「視覚障害者支援で、まず考えたいこと」

 今回の内容は会員以外に多くの皆さんに読んでいただきたいものです。
 これは情報誌「ねっとわーくだより」の第40号(平成18年3月1日発行)の巻頭言に載せたものです。修正しないで、そのまま掲載します。

( 「ねっとわーくだより」巻頭言より)
 今回は、巻頭言連載のとりあえずのまとめということで、視覚障害者を支援する上で是非実践してほしい2点について触れることと致します。
 1 支援の視点は常に当事者に置くこと。
 このことについてはいろいろな角度から何度も触れて参りましたが、日常の生活や活動のなかでは、ついうっかりしてしまっているのではと感ずることがよくあります。それは己以外のものは全て「他」である以上仕方のないことでもあります。だからこそ、常に当事者とは誰なのかをしっかり見極め、その立場で思考し支援していけるように意識的に実践することが重要になります。
そのためには、模擬体験を繰り返し行うことです。
 当事者と全く同じイメージを再現することは不可能に近いことですが、シミュレーションを重ねていくことでより近いポジションに自分を置くことができるようになり、当事者により、近いイメージをわかせることが可能になるのです。
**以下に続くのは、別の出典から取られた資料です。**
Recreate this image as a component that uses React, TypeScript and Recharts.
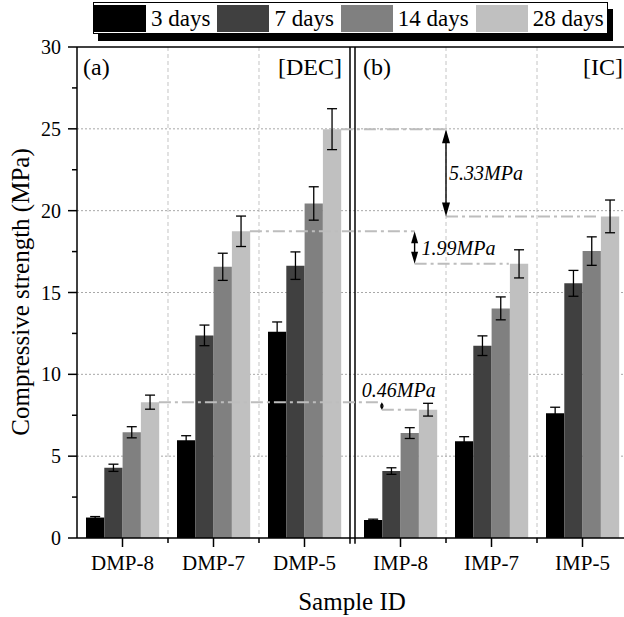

それは適切な支援を実現するファクターとして大きな意義を持ってくるほとは間違いありません。
 具体的な方法はいろいろありますので連絡いただければアドバイス致します。
 2 視覚障害者支援は声掛けが原点。
 視覚障害者への「声掛け」の重要性も何度か触れて参りましたので、皆さんは日々励行していらっしゃることと思いますが、重要なことですので再度触れることにします。
 私は声掛けの段階を大きく3つのレベルに分けています。
 ワーストレベル:視覚障害者から声を掛けられても、そのまま知らん顔をして行ってしまう人
 グッドレベル:視覚障害者から声を掛けられると、それに応えてくれる人
 ベストレベル:自ら進んで声を掛け、情報提供や具体的なサポートをしてくれる人

 皆さんはどのレベルでしょうか(まさかワーストレベルはいないと思いますが)。
 私としてはベストレベルが大半であることを願っていますが、皆さんのなかには、声を掛けたいと思ってもなかなか行動に出れないという方もいらっしゃるようです。
 最近、新聞や雑誌などで視覚障害者への声掛けの記事を時々見かけるようになりました。そんな中で少し気になったことがあります。それは新聞に掲載された盲導犬ユーザーの話。そこには「困っている様子があったら声を掛けてほしい」とありました。もう一つはある情報誌に載っていたライターの話。そこには「ある視覚障害者から聞いた話として「視覚障害者を見かけたら、「なにかお手伝いしましょうか」と声を掛けてほしい」と書かれていたものです。
 この2つを聞いて皆さんはどう思われるでしょうか。
 晴眼者の方からよく聞かれることは「声を掛けても、それに対し何かをしてほしいと言われたら、どのように支援してよいか分からないので、声を掛けにくい」という話です。もしそうした方が大半だとすれば前述した声掛けはかなり勇気のいることであり、なかなか実践できないことにもなります。
 そこで、私はもっと簡単なことから始めてほしいのです。
 もし、視覚障害者とすれちがったり、追い越したりなどした場合は、通りすがりに「信号が青になりましたよ」とか「もうじき階段ですよ」と軽く声を掛けるようなところから始めれば良いのです。何かをしようとすると力が入り一言が出ません。
 まずは軽く情報提供するところから始めて下さい。それをきっかけに次回は一歩進めて、「大丈夫ですか」とか「お手伝いしましょうか」などの声掛けにと少しずつステップを上げていけばよいのです。ステップアップが無理な方は上記の声掛けだけ実践して下さい。傍からは困っているように見えなくても、ちょっとした情報を得ることでそれは大事な助けになり、大きな安心につながるのです。
 白杖を見たらとにかく一言。
 それによりどれだけ視覚障害者がほっとするか。それは、ときには独りで行動している視覚障害者の命を守ることにもなり、この上ない感動となるのです。
 視覚障害があってもそれを意識せずに生きていける社会。そんな世の中に少しでも近づくため「皆さんも「心のユニバーサル」を進めてほしいと願っています。